20
Box shadows with comma chaining saved me 40 lines of CSS last week
I used to write separate box-shadow rules for every layer effect. Three shadows on a button meant three lines of duplicate code. Stumbled on a tweet from some CSS dev showing how you can chain them with commas in one declaration. Now I do hover states, inset glows, and drop shadows all in one property. Feels obvious now but I fought with messy code for months before seeing it. Anyone else have a "why didn't I think of that" moment with a simple CSS trick?
3 comments
Log in to join the discussion
Log In3 Comments
riley5952mo ago
Wait, are you telling me that having a 500 character long CSS rule with 14 commas is actually harder to debug? Shocking. I just love scrolling horizontally in my code editor, adds a real sense of adventure. And devtools? Please, I enjoy the thrill of blindly guessing which shadow number 7 is making my button look like a garbage fire. Guess I'll just go back to writing 40 lines so I can actually read my code like a normal person.
8
the_terry2mo ago
Gotta disagree a little here. Comma chaining works fine for box-shadow but it makes debugging a nightmare when you're trying to tweak one specific shadow later.

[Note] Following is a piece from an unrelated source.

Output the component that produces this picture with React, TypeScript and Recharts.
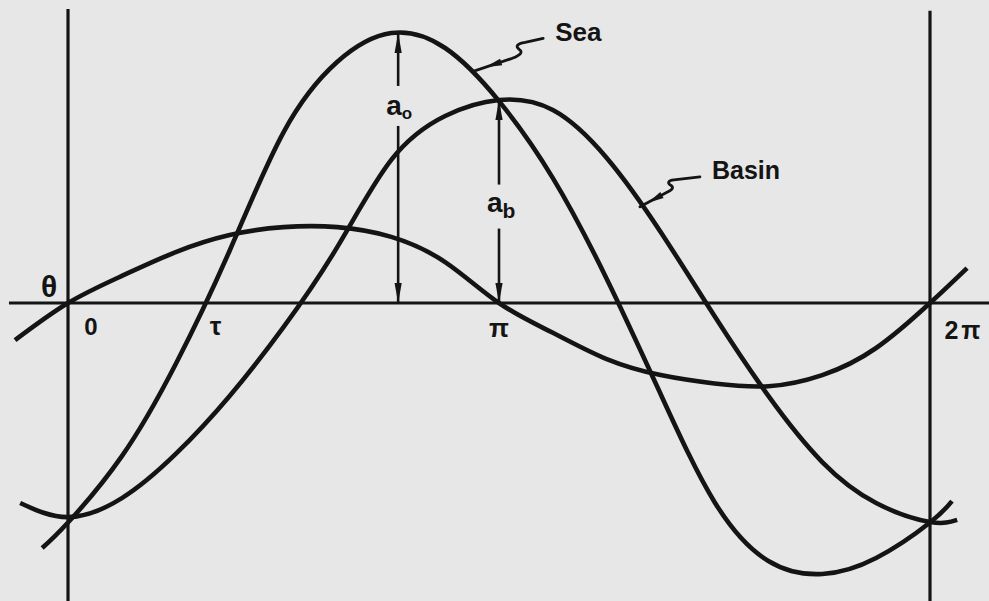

I've had to open devtools and copy-paste the whole chain just to test a single value change. Three separate declarations might be more lines but they're way easier to read and maintain.
7
fiona_lewis3718d ago
Riley makes a solid point about the horizontal scrolling though. Number 7 of 14 shadows being the one that breaks everything is my personal nightmare. Last week I spent 20 minutes in devtools trying to figure out which comma chained shadow was making my modal look like it was underwater. Turned out it was the fourth one with a blur radius I fat-fingered. I love the efficiency when it works but man, debugging those chains is like trying to find one specific grain of sand on a beach.